Despite the accolades and her French background, in her recently released tapes, she referred to French president Charles de Gaulle, whom she famously charmed on her visit to Paris, as 'that egomaniac' and 'that spiteful man'. She also said "I loathe the French... They are not very nice, they are all for themselves."
In her tapes she shows must disdain for many people and what might be seen as contempt for those lesser classes who failed to see the importance of such aesthetic pursuits. One journalist from Ireland, another country she criticised, when commenting on the tapes said she has a 'French-influenced disdain for the unwashed who failed to see the greatness in idle intellectual pursuit and vanity' while 'every obscure French or foreign intellectual, painter, artiste is treated as the greatest genius on earth'. He also goes on to say 'why she even complains about Irish stew being made in the White House kitchen and she wants to replace it with proper French cuisine'.
She did in fact engage a French chef to work in the White House, Rene Verdon who as it turns out was born in the village we have our house, Pouzauges.

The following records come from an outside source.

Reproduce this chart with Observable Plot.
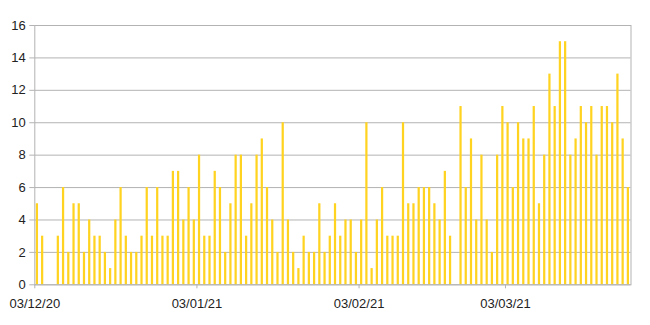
<!DOCTYPE html>
<html>
<head>
<meta charset="utf-8">
<script src="https://cdn.jsdelivr.net/npm/d3@7"></script>
<script src="https://cdn.jsdelivr.net/npm/@observablehq/plot@0.6"></script>
<style>
  html, body { margin: 0; padding: 0; background: #fff; }
</style>
</head>
<body>
<div id="chart"></div>
<script>
// Daily counts, 3 Dec 2020 – 26 Mar 2021
const decStart = "2020-12-03";
const decCounts = [5,3,0,0,3,6,2,5,5,2,4,3,3,2,1,4,6,3,2,2,3,6,3,6,3,3,7,7,4];
const janStart = "2021-01-01";
const janCounts = [6,4,8,3,3,7,6,2,5,8,8,3,5,8,9,6,4,2,10,4,2,1,3,2,2,5,2,3,5,3,4];
const febStart = "2021-02-01";
const febCounts = [4,2,4,10,1,4,6,3,3,3,10,5,5,6,6,6,5,4,7,3,0,11,6,9,4,8,4,2];
const marStart = "2021-03-01";
const marCounts = [8,11,10,6,10,9,9,11,5,8,13,11,15,15,8,9,11,10,11,8,11,11,10,13,9,6];

const xDomain = ["2020-12-03", "2021-03-27"];
const xTickDates = ["2020-12-03", "2021-01-03", "2021-02-03", "2021-03-03"];
const yTicks = [0, 2, 4, 6, 8, 10, 12, 14, 16];

const rows = [];
[[decStart, decCounts], [janStart, janCounts], [febStart, febCounts], [marStart, marCounts]]
  .forEach(([start, counts]) => {
    const s = new Date(start);
    counts.forEach((c, i) => {
      const d = d3.utcDay.offset(s, i);
      rows.push({date: d, next: d3.utcDay.offset(d, 1), count: c});
    });
  });

const chart = Plot.plot({
  width: 650,
  height: 325,
  marginLeft: 34.3,
  marginRight: 19.5,
  marginTop: 25,
  marginBottom: 40.7,
  style: {fontFamily: "'Liberation Sans', Arial, sans-serif", fontSize: "13px", color: "#222", background: "#fff"},
  x: {type: "utc", domain: xDomain.map(d => new Date(d))},
  y: {domain: [0, 16]},
  marks: [
    Plot.gridY(yTicks, {stroke: "#b3b3b3", strokeOpacity: 1}),
    Plot.rectY(rows.filter(r => r.count > 0), {x1: "date", x2: "next", y: "count", fill: "#ffd320", insetLeft: 1.5, insetRight: 1.5}),
    Plot.frame({stroke: "#b3b3b3"}),
    Plot.axisY(yTicks, {tickSize: 5, tickPadding: 4, stroke: "#b3b3b3", fill: "#222", label: null}),
    Plot.axisX(xTickDates.map(d => new Date(d)), {tickSize: 4, tickPadding: 10, tickFormat: d3.utcFormat("%d/%m/%y"), stroke: "#b3b3b3", fill: "#222", label: null})
  ]
});
document.getElementById("chart").appendChild(chart);
</script>
</body>
</html>
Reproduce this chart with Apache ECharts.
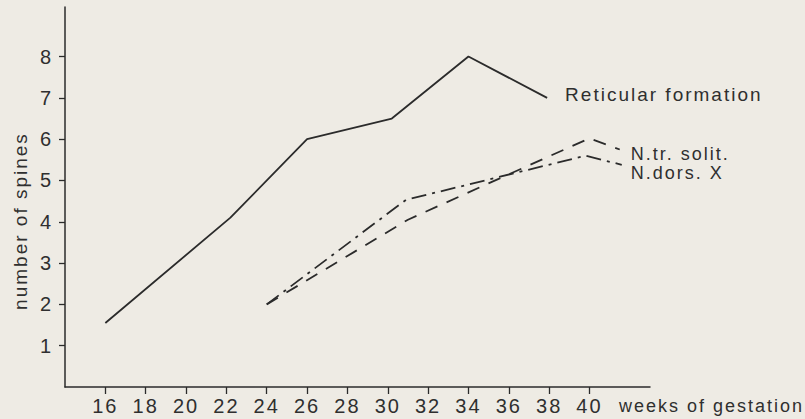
<!DOCTYPE html>
<html>
<head>
<meta charset="utf-8">
<script src="https://cdn.jsdelivr.net/npm/echarts@6/dist/echarts.min.js"></script>
<style>
  html, body { margin: 0; padding: 0; background: #eeebe4; }
  #chart { width: 805px; height: 419px; }
  /* stencil-style lettering: wide tracking */
  #chart text { letter-spacing: 2px; }
</style>
</head>
<body>
<div id="chart"></div>
<script>
// tick positions
const weekTicks = [16, 18, 20, 22, 24, 26, 28, 30, 32, 34, 36, 38, 40];
const spineTicks = [1, 2, 3, 4, 5, 6, 7, 8];

// Reticular formation
const reticularWeeks  = [16, 22.2, 26, 30.2, 34, 37.9];
const reticularSpines = [1.55, 4.1, 6.0, 6.5, 8.0, 7.0];

// N. tractus solitarii
const solitWeeks  = [24, 31, 36, 40, 41.5];
const solitSpines = [2.0, 4.05, 5.15, 6.02, 5.75];

// N. dorsalis X
const dorsWeeks  = [24, 30.9, 39.8, 41.6];
const dorsSpines = [2.0, 4.53, 5.6, 5.38];

const seriesNames = ['Reticular formation', 'N.tr. solit.', 'N.dors. X'];

const ink = '#2b2b2b';
const textColor = '#2f2f2f';
const tickFont = "'Liberation Sans', sans-serif";
const nameFont = "'Liberation Sans', sans-serif";

const pairs = (xs, ys) => xs.map((x, i) => [x, ys[i]]);

const chart = echarts.init(document.getElementById('chart'), null, { renderer: 'svg' });

function lineSeries(name, data, dash, labelSize, labelDistance, labelOffset) {
  return {
    name: name,
    type: 'line',
    data: data,
    showSymbol: false,
    symbol: 'none',
    silent: true,
    lineStyle: { color: ink, width: 1.8, type: dash, cap: 'butt' },
    endLabel: {
      show: true,
      formatter: '{a}',
      distance: labelDistance,
      offset: labelOffset,
      color: textColor,
      fontSize: labelSize,
      lineHeight: labelSize,
      fontFamily: nameFont
    }
  };
}

chart.setOption({
  animation: false,
  backgroundColor: '#eeebe4',
  grid: { left: 65, right: 155, top: 7, bottom: 32, containLabel: false, outerBoundsMode: 'none' },
  xAxis: {
    type: 'value',
    min: 14,
    max: 43,
    splitLine: { show: false },
    axisLine: { show: true, onZero: false, lineStyle: { color: ink, width: 1.5 } },
    axisTick: { show: true, customValues: weekTicks, length: 7, lineStyle: { color: ink, width: 1.3 } },
    axisLabel: { customValues: weekTicks, margin: 9, fontSize: 20, fontFamily: tickFont, color: textColor },
    name: 'weeks of gestation',
    nameLocation: 'end',
    nameGap: -31,
    nameMoveOverlap: false,
    nameTextStyle: {
      fontSize: 18, fontFamily: nameFont, color: textColor,
      align: 'left', verticalAlign: 'top', lineHeight: 38
    }
  },
  yAxis: {
    type: 'value',
    min: 0,
    max: 9.2,
    splitLine: { show: false },
    axisLine: { show: true, onZero: false, lineStyle: { color: ink, width: 1.5 } },
    axisTick: { show: true, customValues: spineTicks, length: 6, lineStyle: { color: ink, width: 1.3 } },
    axisLabel: { customValues: spineTicks, margin: 12, fontSize: 20, fontFamily: tickFont, color: textColor },
    name: 'number of spines',
    nameLocation: 'middle',
    nameRotate: 90,
    nameGap: 35,
    nameMoveOverlap: false,
    nameTextStyle: { fontSize: 19, fontFamily: nameFont, color: textColor, padding: [0, 48, 0, 0] }
  },
  series: [
    lineSeries(seriesNames[0], pairs(reticularWeeks, reticularSpines), 'solid', 19, 18, [0, -3]),
    lineSeries(seriesNames[1], pairs(solitWeeks, solitSpines), [13, 10], 18, 11, [0, 4]),
    lineSeries(seriesNames[2], pairs(dorsWeeks, dorsSpines), [15, 6, 3, 6], 18, 9, [0, 8])
  ]
});
</script>
</body>
</html>
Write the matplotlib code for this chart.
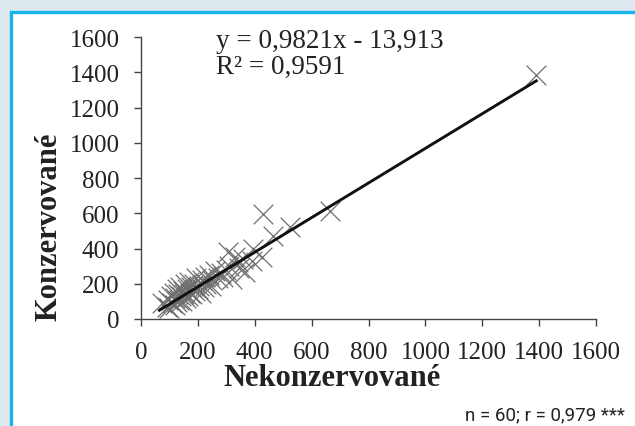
import numpy as np
import matplotlib
matplotlib.use("Agg")
import matplotlib.pyplot as plt
from matplotlib.patches import Rectangle

# data
nekonz = [75, 90, 95, 100, 105, 110, 115, 118, 120, 125,
          128, 130, 135, 138, 140, 145, 148, 150, 155, 158,
          160, 165, 170, 172, 175, 180, 185, 190, 195, 200,
          205, 210, 215, 220, 225, 230, 240, 245, 250, 260,
          270, 280, 290, 300, 310, 320, 330, 340, 345, 360,
          366, 390, 395, 306, 425, 430, 465, 524, 665, 1390]
konz = [90, 70, 110, 60, 130, 90, 150, 80, 120, 170,
        95, 140, 110, 180, 130, 100, 160, 140, 200, 120,
        170, 130, 210, 150, 180, 140, 200, 160, 230, 170,
        190, 150, 220, 180, 240, 200, 250, 190, 220, 270,
        230, 260, 240, 280, 300, 227, 350, 323, 290, 340,
        267, 329, 397, 380, 352, 596, 470, 520, 612, 1385]
slope, intercept = 0.9821, -13.913
ticks = [0, 200, 400, 600, 800, 1000, 1200, 1400, 1600]

serif = "Liberation Serif"
fig = plt.figure(figsize=(6.35, 4.27), dpi=100)
fig.patch.set_facecolor("#dde8ef")

# white panel with cyan frame
fig.patches.append(Rectangle((10.5 / 635, -0.05), 1.1, 1 - 12.5 / 427 + 0.05,
                             transform=fig.transFigure, facecolor="white",
                             edgecolor="#19b2ea", linewidth=2.4, zorder=-5))

ax = fig.add_axes([141 / 635, 1 - 320 / 427, 455 / 635, 282 / 427])
ax.set_facecolor("none")
ax.scatter(nekonz, konz, marker="x", s=200, color="#6e6e6e", linewidths=0.9, zorder=2)

xl = np.array([min(nekonz) - 10, max(nekonz)])
ax.plot(xl, slope * xl + intercept, color="#111111", linewidth=2.1, zorder=3)

ax.set_xlim(0, 1600)
ax.set_ylim(0, 1600)
ax.set_xticks(ticks)
ax.set_yticks(ticks)
ax.set_xticklabels([str(t) for t in ticks], fontfamily=serif, fontsize=18, color="#222222")
ax.set_yticklabels([str(t) for t in ticks], fontfamily=serif, fontsize=18, color="#222222")
ax.tick_params(direction="out", length=5, width=1, color="#444444")
ax.tick_params(axis="x", pad=11)
ax.tick_params(axis="y", pad=10.5)
for s in ["top", "right"]:
    ax.spines[s].set_visible(False)
for s in ["left", "bottom"]:
    ax.spines[s].set_color("#444444")
    ax.spines[s].set_linewidth(1)

ax.set_xlabel("Nekonzervované", fontfamily=serif, fontsize=22, fontweight="bold",
              color="#222222", labelpad=2)
ax.set_ylabel("Konzervované", fontfamily=serif, fontsize=22, fontweight="bold",
              color="#222222", labelpad=4)
ax.xaxis.set_label_coords(0.42, -0.155)
ax.yaxis.get_label().set_y(0.33)

ax.text(262, 1580, "y = 0,9821x - 13,913", fontfamily=serif, fontsize=19.5,
        color="#222222", va="center")
ax.text(262, 1435, "R² = 0,9591", fontfamily=serif, fontsize=19.5,
        color="#222222", va="center")

fig.text(625 / 635, 1 - 415 / 427, "n = 60; r = 0,979 ***", fontfamily="Roboto",
         fontsize=13.5, color="#222222", ha="right", va="center")

fig.savefig("out.png", dpi=100, facecolor=fig.get_facecolor())
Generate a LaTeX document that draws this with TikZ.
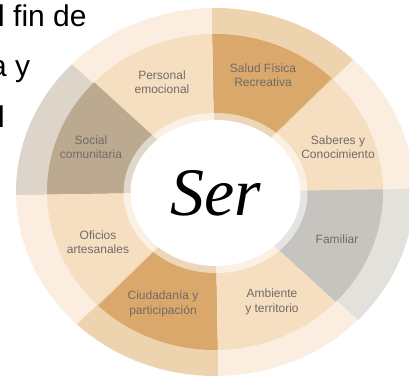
\documentclass[tikz,border=0pt]{standalone}
\usepackage{fontspec}
\setsansfont{Liberation Sans}
\newfontfamily\serfont{Liberation Serif}

% Colours of the wheel
\definecolor{peach}{HTML}{F6DFC1}
\definecolor{cream}{HTML}{FBEEE1}
\definecolor{tan}{HTML}{D9A86A}
\definecolor{tanlight}{HTML}{EDD4AF}
\definecolor{stone}{HTML}{BBAA8F}
\definecolor{stonelight}{HTML}{DDD5C9}
\definecolor{ash}{HTML}{C6C4BF}
\definecolor{ashlight}{HTML}{E3E1DC}
\definecolor{labelgray}{HTML}{716B66}

\begin{document}
\begin{tikzpicture}[
x=1pt, y=1pt,
% Define text styles
segment/.style = {font=\sffamily\fontsize{12}{14.5}\selectfont, text=labelgray, align=center, inner sep=0pt},
bodytext/.style = {font=\sffamily\fontsize{30}{30}\selectfont, anchor=base west, inner sep=0pt, text=black},
centre/.style = {font=\serfont\itshape\fontsize{68}{68}\selectfont, anchor=base, inner sep=0pt}
]
\useasboundingbox (0,0) rectangle (409,377);
\clip (0,0) rectangle (409,377);

\coordinate (c) at (215,185);

% Sectors: start angle / inner colour / outer colour
\foreach \s/\ci/\co in {1/peach/cream, 46/tan/tanlight, 91/peach/cream, 136/stone/stonelight,
  181/peach/cream, 226/tan/tanlight, 271/peach/cream, 316/ash/ashlight}{
  \fill[\co] (c) -- ++(\s:199pt and 184pt) arc[start angle=\s, end angle=\s+45, x radius=199pt, y radius=184pt] -- cycle;
  \fill[\ci] (c) -- ++(\s:168pt and 158pt) arc[start angle=\s, end angle=\s+45, x radius=168pt, y radius=158pt] -- cycle;
}

% Centre
\fill[white, opacity=0.55] (215.5,184) ellipse [x radius=92pt, y radius=80pt];
\fill[white] (215.5,184) ellipse [x radius=85pt, y radius=73pt];
\node (ser) [centre] at (216,161) {Ser};

% Segment labels
\node (saberes) [segment] at (338,230) {Saberes y\\Conocimiento};
\node (salud) [segment] at (263,302) {Salud Física\\Recreativa};
\node (personal) [segment] at (162,295) {Personal\\emocional};
\node (social) [segment] at (91,230) {Social\\comunitaria};
\node (oficios) [segment] at (98,135) {Oficios\\artesanales};
\node (ciudadania) [segment] at (163,73) {Ciudadanía y\\participación};
\node (ambiente) [segment] at (272,75) {Ambiente\\y territorio};
\node (familiar) [segment] at (337,138) {Familiar};

% Text cut at the left edge
\node (line1) [bodytext] at (-2,350) {l fin de};
\node (line2) [bodytext] at (-10,300) {a y};
\node (line3) [bodytext] at (-2,249) {l};
\end{tikzpicture}
\end{document}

His family owned a bakery and pastry shop in the village. Rene left the White House soon after Jackie when he was asked to use frozen and canned vegetables during the Texan Lyndon Johnson's presidency.
As a fashion icon, she was often reported as spending a lot of money on clothes. In response to a newspaper report that she spend $30,000 a year buying Paris clothes and that women hated her for it, she replied 'I couldn’t spend that much unless I wore sable underwear'.
Jackie Kennedy executed a diplomatic coup in 1962, when she convinced the smitten French culture minister to send the Mona Lisa on a perilous journey to the United States, the first time the French had let it out of the country (it has only been released on one other occasion since). The minister—novelist André Malraux, one of the first lady's favourite writers—went straight to president Charles de Gaulle to arrange for the painting to be released for four months to be shown in New York and Washington. There was a book written on the event 'Mona Lisa in Camelot. How Jacqueline Kennedy and Da Vinci's Masterpiece Charmed and Captivated a Nation'.